__DIRECTION__: Below is a listing; write it out exactly and drop any images from it.

__DATASET CONTENT__:
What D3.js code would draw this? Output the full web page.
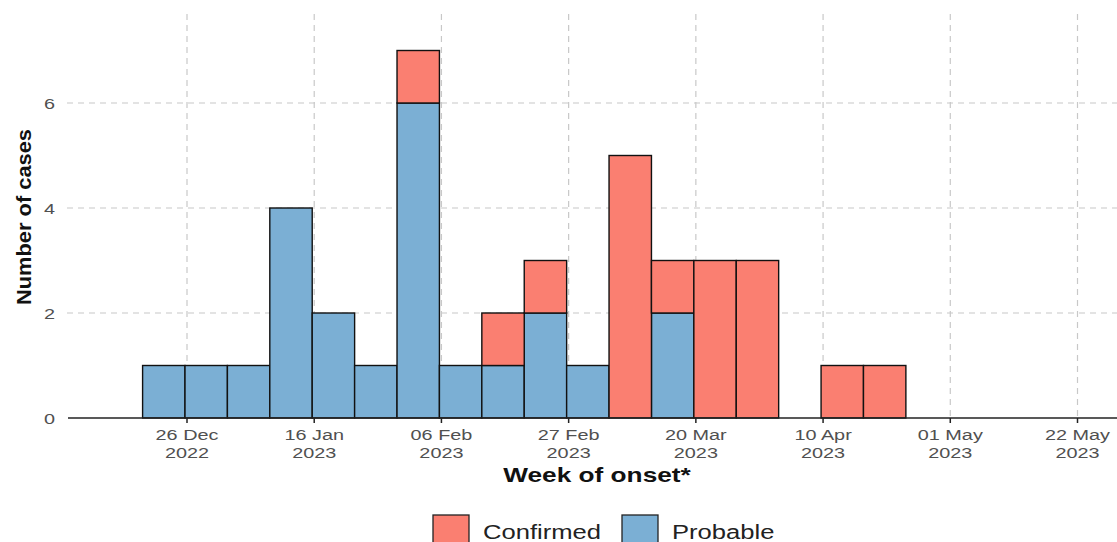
<!DOCTYPE html>
<html>
<head>
<meta charset="utf-8">
<script src="https://cdn.jsdelivr.net/npm/d3@7"></script>
<style>
  html, body { margin: 0; padding: 0; background: #fff; }
  svg { display: block; font-family: "Liberation Sans", Arial, sans-serif; }
</style>
</head>
<body>
<svg id="chart" width="1117" height="542"></svg>
<script>
// ---- Data ----
const weeks = ["2022-12-19","2022-12-26","2023-01-02","2023-01-09","2023-01-16","2023-01-23",
  "2023-01-30","2023-02-06","2023-02-13","2023-02-20","2023-02-27","2023-03-06","2023-03-13",
  "2023-03-20","2023-03-27","2023-04-03","2023-04-10","2023-04-17"];
const probable  = [1,1,1,4,2,1,6,1,1,2,1,0,2,0,0,0,0,0];
const confirmed = [0,0,0,0,0,0,1,0,1,1,0,5,1,3,3,0,1,1];
const tickDates = ["2022-12-26","2023-01-16","2023-02-06","2023-02-27","2023-03-20","2023-04-10","2023-05-01","2023-05-22"];
const tickLabels = [["26 Dec","2022"],["16 Jan","2023"],["06 Feb","2023"],["27 Feb","2023"],
  ["20 Mar","2023"],["10 Apr","2023"],["01 May","2023"],["22 May","2023"]];
const yTicks = [0,2,4,6];
const seriesNames = ["Confirmed","Probable"];
const colors = {Confirmed: "#FA7F71", Probable: "#7BAFD4"};

const SX = 1.28; // horizontal stretch of the reference's text
const parse = d3.utcParse("%Y-%m-%d");
const svg = d3.select("#chart");

function stretchedText(parent, x, y, str, opts) {
  const g = parent.append("g").attr("transform", `translate(${x},${y}) scale(${SX},1)`);
  const t = g.append("text").attr("x", 0).attr("y", 0).text(str)
    .attr("text-anchor", opts.anchor || "start")
    .attr("font-size", opts.size).attr("fill", opts.fill);
  if (opts.bold) t.attr("font-weight", "bold");
  return t;
}

const x = d3.scaleUtc()
  .domain([parse("2022-12-26"), parse("2023-05-22")])
  .range([187, 1077.5]);
const y = d3.scaleLinear().domain([0, 6]).range([418, 103]);
const plotLeft = 67, plotRight = 1117, plotTop = 14, plotBottom = 418;

// grid
const grid = svg.append("g");
grid.selectAll("line.h").data(yTicks.filter(d => d > 0)).join("line")
  .attr("x1", plotLeft).attr("x2", plotRight)
  .attr("y1", d => y(d)).attr("y2", d => y(d))
  .attr("stroke", "#c8c8c8").attr("stroke-width", 1.2).attr("stroke-dasharray", "6,5");
grid.selectAll("line.v").data(tickDates).join("line")
  .attr("x1", d => x(parse(d))).attr("x2", d => x(parse(d)))
  .attr("y1", plotTop).attr("y2", plotBottom)
  .attr("stroke", "#c8c8c8").attr("stroke-width", 1.2).attr("stroke-dasharray", "6,5");

// stacked bars
const rows = weeks.map((w, i) => ({week: parse(w), Probable: probable[i], Confirmed: confirmed[i]}));
const stack = d3.stack().keys(["Probable","Confirmed"])(rows);
const week = 7 * 24 * 3600 * 1000;
svg.append("g").selectAll("g").data(stack).join("g")
  .attr("fill", d => colors[d.key])
  .selectAll("rect").data(d => d.filter(p => p[1] - p[0] > 0)).join("rect")
  .attr("x", d => x(d.data.week) - 2)
  .attr("width", d => x(new Date(d.data.week.getTime() + week)) - x(d.data.week))
  .attr("y", d => y(d[1]))
  .attr("height", d => y(d[0]) - y(d[1]))
  .attr("stroke", "#111").attr("stroke-width", 1.4);

// x axis
const xAxis = svg.append("g");
xAxis.append("line").attr("x1", 68).attr("x2", plotRight)
  .attr("y1", plotBottom).attr("y2", plotBottom).attr("stroke", "#222").attr("stroke-width", 1.5);
xAxis.selectAll("line.tk").data(tickDates).join("line")
  .attr("x1", d => x(parse(d))).attr("x2", d => x(parse(d)))
  .attr("y1", plotBottom).attr("y2", plotBottom + 5)
  .attr("stroke", "#222").attr("stroke-width", 1.5);
tickDates.forEach((d, i) => {
  const px = x(parse(d));
  stretchedText(xAxis, px, 440, tickLabels[i][0], {anchor: "middle", size: "15.5px", fill: "#505050"});
  stretchedText(xAxis, px, 457.5, tickLabels[i][1], {anchor: "middle", size: "15.5px", fill: "#505050"});
});

// y axis labels
const yAxis = svg.append("g");
yTicks.forEach(d => {
  stretchedText(yAxis, 55, y(d) + 5.5, String(d), {anchor: "end", size: "15.5px", fill: "#505050"});
});

// titles
svg.append("text").attr("transform", "translate(31,217) rotate(-90)")
  .attr("text-anchor", "middle").attr("font-weight", "bold").attr("font-size", "20px")
  .attr("fill", "#111").attr("textLength", 176).attr("lengthAdjust", "spacingAndGlyphs")
  .text("Number of cases");
stretchedText(svg, 597, 482, "Week of onset*", {anchor: "middle", size: "20.5px", fill: "#111", bold: true});

// legend
const leg = svg.append("g");
const legX = [433, 622];
seriesNames.forEach((s, i) => {
  leg.append("rect").attr("x", legX[i]).attr("y", 515).attr("width", 36).attr("height", 34)
    .attr("fill", colors[s]).attr("stroke", "#222").attr("stroke-width", 1.3);
  stretchedText(leg, legX[i] + 50, 539, s, {size: "20px", fill: "#222"});
});
</script>
</body>
</html>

__SOLVED PROBLEM__:
What D3.js code would draw this? Output the full web page.
<!DOCTYPE html>
<html>
<head>
<meta charset="utf-8">
<script src="https://cdn.jsdelivr.net/npm/d3@7"></script>
<style>
  html, body { margin: 0; padding: 0; background: #fff; }
  svg { display: block; font-family: "Liberation Sans", Arial, sans-serif; }
</style>
</head>
<body>
<svg id="chart" width="1117" height="542"></svg>
<script>
// ---- Data ----
const weeks = ["2022-12-19","2022-12-26","2023-01-02","2023-01-09","2023-01-16","2023-01-23",
  "2023-01-30","2023-02-06","2023-02-13","2023-02-20","2023-02-27","2023-03-06","2023-03-13",
  "2023-03-20","2023-03-27","2023-04-03","2023-04-10","2023-04-17"];
const probable  = [1,1,1,4,2,1,6,1,1,2,1,0,2,0,0,0,0,0];
const confirmed = [0,0,0,0,0,0,1,0,1,1,0,5,1,3,3,0,1,1];
const tickDates = ["2022-12-26","2023-01-16","2023-02-06","2023-02-27","2023-03-20","2023-04-10","2023-05-01","2023-05-22"];
const tickLabels = [["26 Dec","2022"],["16 Jan","2023"],["06 Feb","2023"],["27 Feb","2023"],
  ["20 Mar","2023"],["10 Apr","2023"],["01 May","2023"],["22 May","2023"]];
const yTicks = [0,2,4,6];
const seriesNames = ["Confirmed","Probable"];
const colors = {Confirmed: "#FA7F71", Probable: "#7BAFD4"};

const SX = 1.28; // horizontal stretch of the reference's text
const parse = d3.utcParse("%Y-%m-%d");
const svg = d3.select("#chart");

function stretchedText(parent, x, y, str, opts) {
  const g = parent.append("g").attr("transform", `translate(${x},${y}) scale(${SX},1)`);
  const t = g.append("text").attr("x", 0).attr("y", 0).text(str)
    .attr("text-anchor", opts.anchor || "start")
    .attr("font-size", opts.size).attr("fill", opts.fill);
  if (opts.bold) t.attr("font-weight", "bold");
  return t;
}

const x = d3.scaleUtc()
  .domain([parse("2022-12-26"), parse("2023-05-22")])
  .range([187, 1077.5]);
const y = d3.scaleLinear().domain([0, 6]).range([418, 103]);
const plotLeft = 67, plotRight = 1117, plotTop = 14, plotBottom = 418;

// grid
const grid = svg.append("g");
grid.selectAll("line.h").data(yTicks.filter(d => d > 0)).join("line")
  .attr("x1", plotLeft).attr("x2", plotRight)
  .attr("y1", d => y(d)).attr("y2", d => y(d))
  .attr("stroke", "#c8c8c8").attr("stroke-width", 1.2).attr("stroke-dasharray", "6,5");
grid.selectAll("line.v").data(tickDates).join("line")
  .attr("x1", d => x(parse(d))).attr("x2", d => x(parse(d)))
  .attr("y1", plotTop).attr("y2", plotBottom)
  .attr("stroke", "#c8c8c8").attr("stroke-width", 1.2).attr("stroke-dasharray", "6,5");

// stacked bars
const rows = weeks.map((w, i) => ({week: parse(w), Probable: probable[i], Confirmed: confirmed[i]}));
const stack = d3.stack().keys(["Probable","Confirmed"])(rows);
const week = 7 * 24 * 3600 * 1000;
svg.append("g").selectAll("g").data(stack).join("g")
  .attr("fill", d => colors[d.key])
  .selectAll("rect").data(d => d.filter(p => p[1] - p[0] > 0)).join("rect")
  .attr("x", d => x(d.data.week) - 2)
  .attr("width", d => x(new Date(d.data.week.getTime() + week)) - x(d.data.week))
  .attr("y", d => y(d[1]))
  .attr("height", d => y(d[0]) - y(d[1]))
  .attr("stroke", "#111").attr("stroke-width", 1.4);

// x axis
const xAxis = svg.append("g");
xAxis.append("line").attr("x1", 68).attr("x2", plotRight)
  .attr("y1", plotBottom).attr("y2", plotBottom).attr("stroke", "#222").attr("stroke-width", 1.5);
xAxis.selectAll("line.tk").data(tickDates).join("line")
  .attr("x1", d => x(parse(d))).attr("x2", d => x(parse(d)))
  .attr("y1", plotBottom).attr("y2", plotBottom + 5)
  .attr("stroke", "#222").attr("stroke-width", 1.5);
tickDates.forEach((d, i) => {
  const px = x(parse(d));
  stretchedText(xAxis, px, 440, tickLabels[i][0], {anchor: "middle", size: "15.5px", fill: "#505050"});
  stretchedText(xAxis, px, 457.5, tickLabels[i][1], {anchor: "middle", size: "15.5px", fill: "#505050"});
});

// y axis labels
const yAxis = svg.append("g");
yTicks.forEach(d => {
  stretchedText(yAxis, 55, y(d) + 5.5, String(d), {anchor: "end", size: "15.5px", fill: "#505050"});
});

// titles
svg.append("text").attr("transform", "translate(31,217) rotate(-90)")
  .attr("text-anchor", "middle").attr("font-weight", "bold").attr("font-size", "20px")
  .attr("fill", "#111").attr("textLength", 176).attr("lengthAdjust", "spacingAndGlyphs")
  .text("Number of cases");
stretchedText(svg, 597, 482, "Week of onset*", {anchor: "middle", size: "20.5px", fill: "#111", bold: true});

// legend
const leg = svg.append("g");
const legX = [433, 622];
seriesNames.forEach((s, i) => {
  leg.append("rect").attr("x", legX[i]).attr("y", 515).attr("width", 36).attr("height", 34)
    .attr("fill", colors[s]).attr("stroke", "#222").attr("stroke-width", 1.3);
  stretchedText(leg, legX[i] + 50, 539, s, {size: "20px", fill: "#222"});
});
</script>
</body>
</html>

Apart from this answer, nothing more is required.